Waking Thoughts in The Road Ahead

  • April 12, 2018, 7:16 a.m.
  • |
  • Public

I don’t belong here. Here, meaning life. I’ve always been isolated, the idea of being on the outside looking in prevalent even back in elementary school. Back then it was the abuse and the fallout of the abuse. I wasn’t really allowed to socialize with the other kids in the neighborhood, because I was taking care of my sisters for as long as I can remember. At three years apart, I remember changing diapers as early as kindergarten or first grade. In school, I spent a lot of time trying to hide the bruises and lumps. Bearing the responsibilities I had to take on forced me to grow up and mature far beyond kids of my own age, and I was less interested in the physical and social banter, and more interested in escaping into my books. I was a voracious reader, spending as much time as possible with my head buried in a book, leaving the horrors at home far behind, even if just for a few minutes. I spent a lot of my recesses and lunch breaks reading in the cafeteria, or under a tree far away from the other kids. As I grew older, video games captured my attention as well, adding layers of visual stimuli, critical thinking, and puzzle-solving skills to my escape.

The internet has really been kind to me, as far as trying to feel connected. Sites like Teenopendiary, Xbox Live, and Yahoo chat rooms allowed me to break free from everyone around me, opening up doors that would lead to people I call friends, now and then. It didn’t matter that I was a nerdy, gangly, blonde boy that never had clothes that fit, sometimes walked with a limp, and avoided eye contact with everyone. I was whoever I wanted to be, projecting an inner confidence I had only fancied, any actual confidence or growth quickly poisoned or beaten out of me. All the fantastic stories and adventures I’d been on planted seeds in my rich imagination, and from them, grew a creative, goofy foundation that would end up being an integral part of who I am. I quipped and quoted and queried, the bips, boops, and, braps of a 56K modem music to my ears. It became my lifeline and has stayed that way. Without the internet, my ability to connect to anyone would be so drastically reduced, I don’t know if I’d be able to find the peace I need to keep going.

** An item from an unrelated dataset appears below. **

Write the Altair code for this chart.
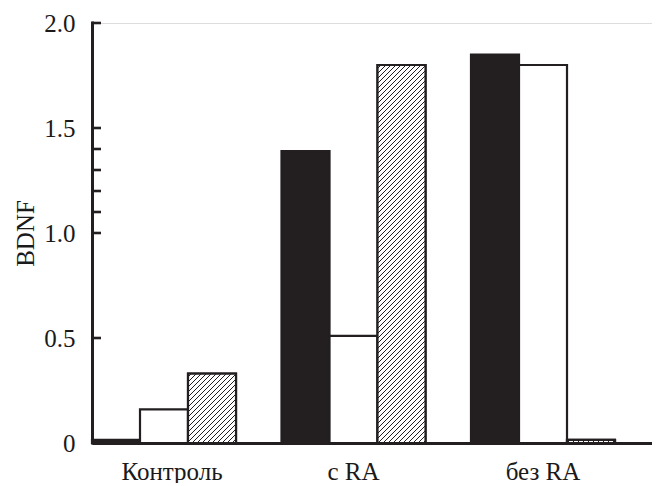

I just feel like I’m doing something horribly wrong that I still feel this way. I’ve been getting by and surviving year after year, but I’m not sure to what end. I am dealing with higher levels of rejection than usual. I haven’t heard shit back on the job front. I spend a LOT of time combing through and applying for anything that I might be eligible for on Indeed, LinkedIn, Craigslist, RatRaceRebellion, Monster, and simply googling “jobs”. I’m really frustrated. OkCupid changed the way their messaging system works, now you have to Like someone before you can see their message, which means there’s no longer a guarantee that someone will get said message. My girlfriend just found out this past weekend that she got a message from a guy back in NOVEMBER. I’m pretty cute, but if I have to depend on my looks to get by, oi vey.

I’m used to feeling out of place and who I am is a manifestation of that. I may be on the outside looking in, but to be honest, I’m not sure I’d know what to do if I ever got inside.

Time for coffee and putting my feelers back out there. The search goes on.